Si è poi presa in esame la distanza tra le soluzioni identificate e quello che effettivamente accade sul mercato: nel caso del cemento la situazione è ancora più semplice da caratterizzare poiché, a meno di progettualità che però ad oggi sono ancora sulla carta, non vi sono soluzioni di cattura di CO2 su scala industriale attive nel nostro Paese. Le barriere riconosciute dagli operatori del settore sono infatti innumerevoli, prima fra tutte il costo elevatissimo della cattura e la mancanza di meccanismi a supporto degli operatori riconosciuti come adeguati, che discende dall’assenza di un quadro strategico relativo. Anche il Cbam, che dovrebbe accelerare la transizione verso un’industria del cemento decarbonizzata, non viene percepito come realmente efficace a protezione della competitività degli operatori europei: per l’installazione degli impianti di sola cattura, senza considerare lo sviluppo dell’infrastruttura di trasporto e stoccaggio, al 2050 saranno necessari tra i 3,6 e i 6,8 miliardi di euro di investimenti.
Diesel e gli altri
L’analisi ha riguardato anche le soluzioni per la decarbonizzazione del trasporto merci tramite veicoli commerciali pesanti che possono essere suddivise in due macrocategorie: uso di carburanti sostenibili che alimentano camion convenzionali, ossia dotati di un normale motore a combustione interna, oppure utilizzo di veicoli a trazione elettrica.
Nel rapporto è stato analizzato il tco (total cost of ownership) per entrambe, avendo come riferimento per il “caso base” il tir alimentato a diesel fossile, che rappresenta di gran lunga il più diffuso sul mercato.
Se si prende il caso di un camion che percorre giornalmente circa 400 chilometri, il tco di riferimento (diesel fossile) è di 0,65 euro al chilometro, che diventa 1,02 euro per i veicoli elettrici e addirittura 2,47 euro per chilometro per i veicoli ad idrogeno, mentre le soluzioni hvo (carburante sintetico) e bio-gnl (biocarburante) sono simili al “caso base”. Ma lo scenario non cambia molto anche se si considerano diversi range giornalieri, con un ampliamento delle differenze inversamente proporzionale all’aumento della percorrenza.
 
Il costo d’acquisto
Nell’analisi del total cost of ownership al variare della percorrenza giornaliera, il costo chilometrico dei mezzi a trazione elettrica impatta notevolmente il capex.
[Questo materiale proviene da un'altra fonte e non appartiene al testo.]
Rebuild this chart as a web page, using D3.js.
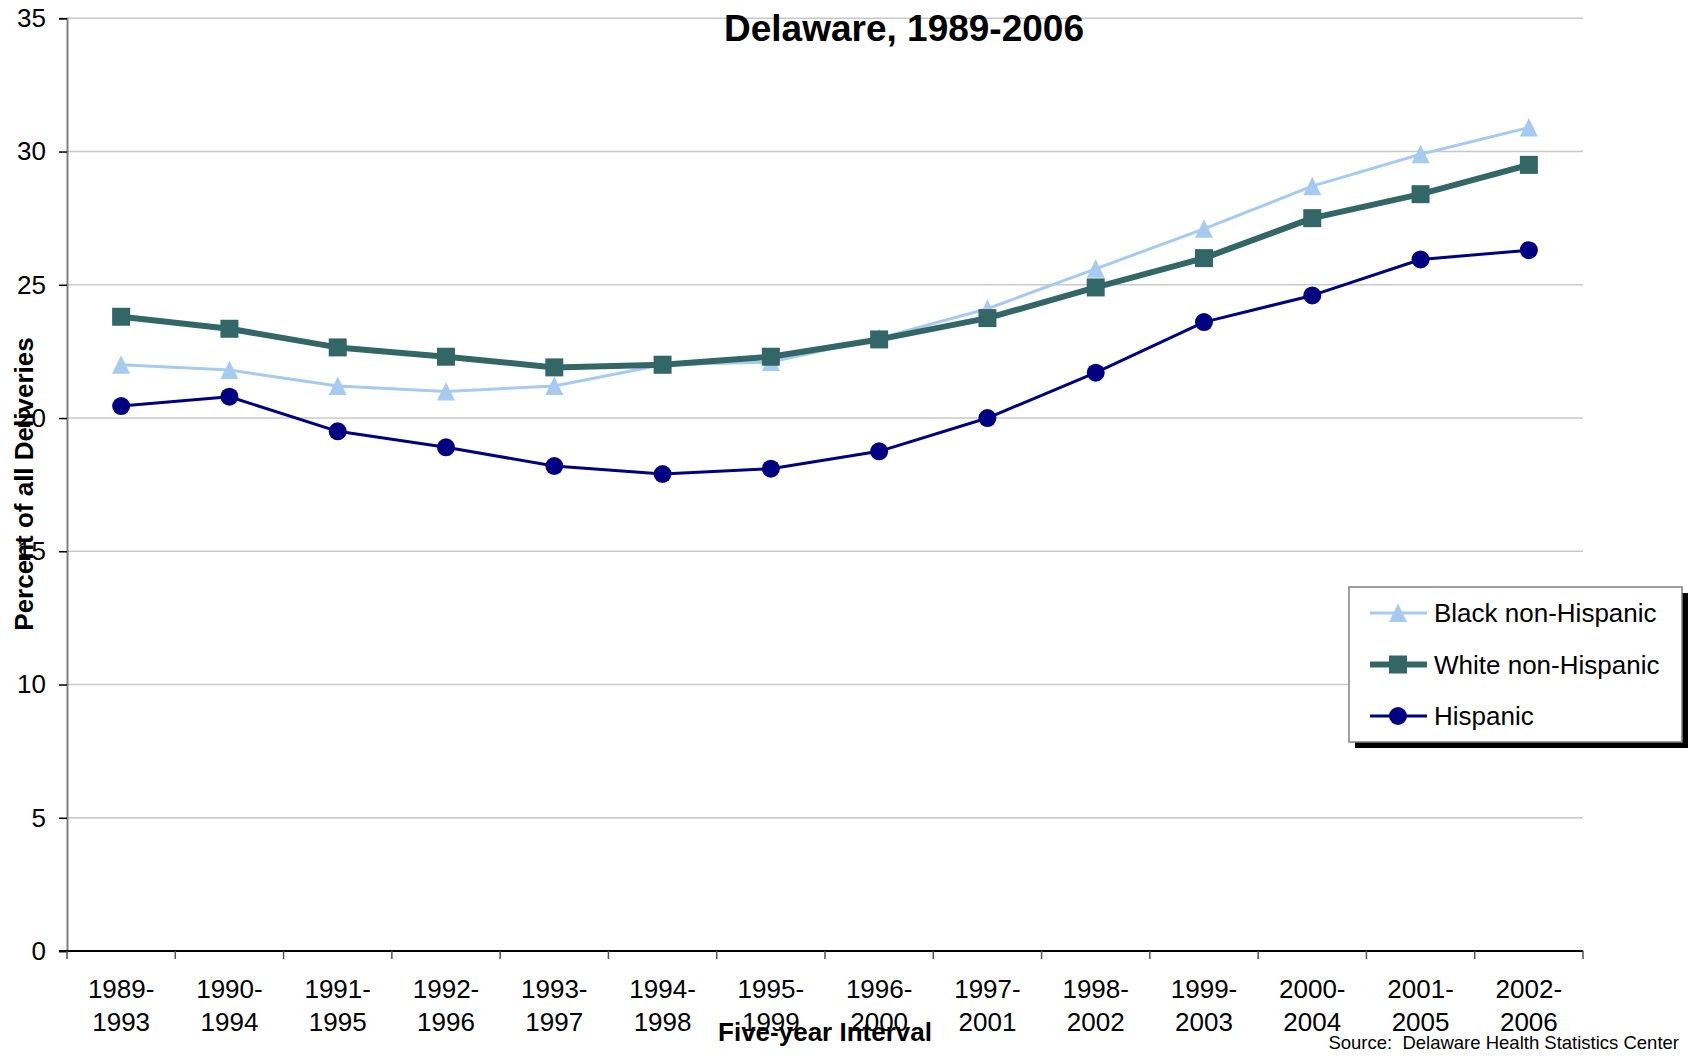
<!DOCTYPE html>
<html>
<head>
<meta charset="utf-8">
<script src="https://cdn.jsdelivr.net/npm/d3@7"></script>
<style>
  body { margin: 0; background: #fff; }
  svg { display: block; font-family: "Liberation Sans", Arial, sans-serif; }
</style>
</head>
<body>
<svg width="1697" height="1058"></svg>
<script>
// data
var intervals = ["1989-1993", "1990-1994", "1991-1995", "1992-1996", "1993-1997", "1994-1998", "1995-1999",
                 "1996-2000", "1997-2001", "1998-2002", "1999-2003", "2000-2004", "2001-2005", "2002-2006"];
var blackNonHispanic = [22.0, 21.8, 21.2, 21.0, 21.2, 22.0, 22.1, 23.0, 24.1, 25.6, 27.1, 28.7, 29.9, 30.9];
var whiteNonHispanic = [23.8, 23.35, 22.65, 22.3, 21.9, 22.0, 22.3, 22.95, 23.75, 24.9, 26.0, 27.5, 28.4, 29.5];
var hispanic = [20.45, 20.8, 19.5, 18.9, 18.2, 17.9, 18.1, 18.75, 20.0, 21.7, 23.6, 24.6, 25.95, 26.3];
var yTicks = [0, 5, 10, 15, 20, 25, 30, 35];

var series = [
  {name: "Black non-Hispanic", values: blackNonHispanic, color: "#a6caf0", width: 3, marker: "triangle"},
  {name: "White non-Hispanic", values: whiteNonHispanic, color: "#336666", width: 6, marker: "square"},
  {name: "Hispanic", values: hispanic, color: "#000080", width: 3, marker: "circle"}
];

var svg = d3.select("svg");
var plotLeft = 67, plotRight = 1583, plotTop = 18.3, plotBottom = 951;

// scales
var x = d3.scaleBand().domain(intervals).range([plotLeft, plotRight]).padding(0);
var y = d3.scaleLinear().domain([0, 35]).range([plotBottom, plotTop]);
var cx = d => x(d) + x.bandwidth() / 2;

// markers
function marker(sel, type, color) {
  if (type === "triangle") {
    sel.append("path").attr("d", "M0,-9.5L9,9L-9,9Z").attr("fill", color);
  } else if (type === "square") {
    sel.append("rect").attr("x", -9).attr("y", -9).attr("width", 18).attr("height", 18).attr("fill", color);
  } else {
    sel.append("circle").attr("r", 9).attr("fill", color);
  }
}

// grid lines
svg.append("g")
  .selectAll("line")
  .data(yTicks.filter(d => d > 0))
  .join("line")
  .attr("x1", plotLeft).attr("x2", plotRight)
  .attr("y1", d => y(d)).attr("y2", d => y(d))
  .attr("stroke", "#c8c8c8").attr("stroke-width", 1.5);

// y axis
var yAxis = svg.append("g")
  .attr("transform", "translate(" + plotLeft + ",0)")
  .call(d3.axisLeft(y).tickValues(yTicks).tickSize(8).tickPadding(13));
yAxis.select(".domain").attr("stroke", "#808080").attr("stroke-width", 2);
yAxis.selectAll(".tick line").attr("stroke", "#000").attr("stroke-width", 1.5);
yAxis.selectAll(".tick text").attr("font-size", 26).attr("fill", "#000")
  .attr("font-family", "'Liberation Sans', Arial, sans-serif");

// x axis
var xAxis = svg.append("g");
xAxis.append("line")
  .attr("x1", plotLeft - 8).attr("x2", plotRight)
  .attr("y1", plotBottom).attr("y2", plotBottom)
  .attr("stroke", "#000").attr("stroke-width", 2);
xAxis.selectAll("line.tk")
  .data(intervals.concat(["end"]))
  .join("line")
  .attr("class", "tk")
  .attr("x1", d => d === "end" ? plotRight : x(d))
  .attr("x2", d => d === "end" ? plotRight : x(d))
  .attr("y1", plotBottom).attr("y2", plotBottom + 8)
  .attr("stroke", "#555").attr("stroke-width", 1.5);
var xl = xAxis.selectAll("text")
  .data(intervals)
  .join("text")
  .attr("text-anchor", "middle")
  .attr("font-size", 26)
  .attr("fill", "#000");
xl.append("tspan").attr("x", cx).attr("y", 998).text(d => d.split("-")[0] + "-");
xl.append("tspan").attr("x", cx).attr("y", 1031).text(d => d.split("-")[1]);

// lines
var line = d3.line().x((d, i) => cx(intervals[i])).y(d => y(d));
series.forEach(function(s) {
  svg.append("path")
    .datum(s.values)
    .attr("d", line)
    .attr("fill", "none")
    .attr("stroke", s.color)
    .attr("stroke-width", s.width)
    .attr("stroke-linejoin", "round");
  svg.append("g")
    .selectAll("g")
    .data(s.values)
    .join("g")
    .attr("transform", (d, i) => "translate(" + cx(intervals[i]) + "," + y(d) + ")")
    .each(function() { marker(d3.select(this), s.marker, s.color); });
});

// title and axis titles
svg.append("text")
  .attr("x", 904).attr("y", 41)
  .attr("text-anchor", "middle")
  .attr("font-size", 37).attr("font-weight", "bold")
  .text("Delaware, 1989-2006");

svg.append("text")
  .attr("transform", "translate(33,484) rotate(-90)")
  .attr("text-anchor", "middle")
  .attr("font-size", 26).attr("font-weight", "bold")
  .text("Percent of all Deliveries");

svg.append("text")
  .attr("x", 825).attr("y", 1041)
  .attr("text-anchor", "middle")
  .attr("font-size", 26).attr("font-weight", "bold")
  .text("Five-year Interval");

svg.append("text")
  .attr("x", 1679).attr("y", 1049)
  .attr("text-anchor", "end")
  .attr("font-size", 18.5)
  .style("white-space", "pre")
  .text("Source:  Delaware Health Statistics Center");

// legend
var legend = svg.append("g");
legend.append("rect")
  .attr("x", 1355).attr("y", 593).attr("width", 333).attr("height", 155)
  .attr("fill", "#000");
legend.append("rect")
  .attr("x", 1349).attr("y", 587).attr("width", 333).attr("height", 155)
  .attr("fill", "#fff").attr("stroke", "#808080").attr("stroke-width", 1.5);
var rows = legend.selectAll("g.row")
  .data(series)
  .join("g")
  .attr("class", "row")
  .attr("transform", (d, i) => "translate(0," + (613 + i * 51.5) + ")");
rows.append("line")
  .attr("x1", 1370).attr("x2", 1427)
  .attr("stroke", d => d.color)
  .attr("stroke-width", d => d.width);
rows.append("g")
  .attr("transform", "translate(1398,0)")
  .each(function(d) { marker(d3.select(this), d.marker, d.color); });
rows.append("text")
  .attr("x", 1434).attr("y", 9)
  .attr("font-size", 26)
  .text(d => d.name);
</script>
</body>
</html>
Nel caso di una percorrenza pari a 400 chilometri al giorno, l’acquisto del veicolo elettrico a batterie conta per il 43% del totale e quella del veicolo a idrogeno per il 46%, contro il 20-25% delle tecnologie tradizionali. Quando la percorrenza sale a 600 chilometri al giorno, il peso scende a 28% e 37% per batterie e idrogeno, comunque superiore al 17-19% dei tir alimentati a carburanti sostenibili. Altri due elementi relativi al carburante sono di particolare interesse: una crescita del tco del veicolo a batterie superata la soglia dei 400 chilometri al giorno, dovuta alla necessità di ricorrere a infrastrutture di ricarica pubblica più costosa rispetto a quella privata, e l’impatto notevole del costo del carburante per il veicolo a idrogeno dovuto al prezzo dell’idrogeno verde.
 
Un cambio di passo
Per cementifici e camion, la distanza tra le soluzioni disponibili per la decarbonizzazione e la loro reale diffusione sul mercato, con il calcolo delle risorse teoricamente necessarie, mette in luce come sia necessario un deciso cambio di passo per supportare la decarbonizzazione dei settori hard-to-abate, a livello europeo e non solo italiano. Gli strumenti, sebbene coerenti, sono largamente insufficienti quanto a risorse disponibili. È il caso dell’European Innovation Fund, il principale programma dell’Unione Europea per promuovere lo sviluppo e l’adozione di tecnologie e processi innovativi per la decarbonizzazione dell’industria: nell’ottobre 2024, il fondo aveva destinato ai Paesi europei 7,42 miliardi di euro, di cui il 54% per i settori hard-to-abate, ma solo il 2% dei fondi europei è associato a progetti sviluppati nel nostro Paese, contro il 12% della Germania, l’11% della Spagna e il 7% della Francia. Il confronto tra i 164 milioni di euro a supporto di progetti italiani e i 3,6-6,8 miliardi necessari per la sola cattura di CO2 nel settore del cemento sono un sintomo della limitatezza della misura, oltre che delle difficoltà riscontrate dai nostri operatori nel partecipare efficacemente ai bandi.
Discorso simile per quanto riguarda il trasporto pesante su gomma: l’incentivo “Camion Green” mette a disposizione 25 milioni di euro nel 2024 per l’acquisto di veicoli sostenibili, mentre le analisi presentate nel rapporto mostrano che nel 2025 gli operatori dovrebbero investire 50 milioni in più rispetto all’acquisto di mezzi diesel per essere in linea con i target, fino a raggiungere i già citati 1,7 miliardi di euro cumulati al 2030.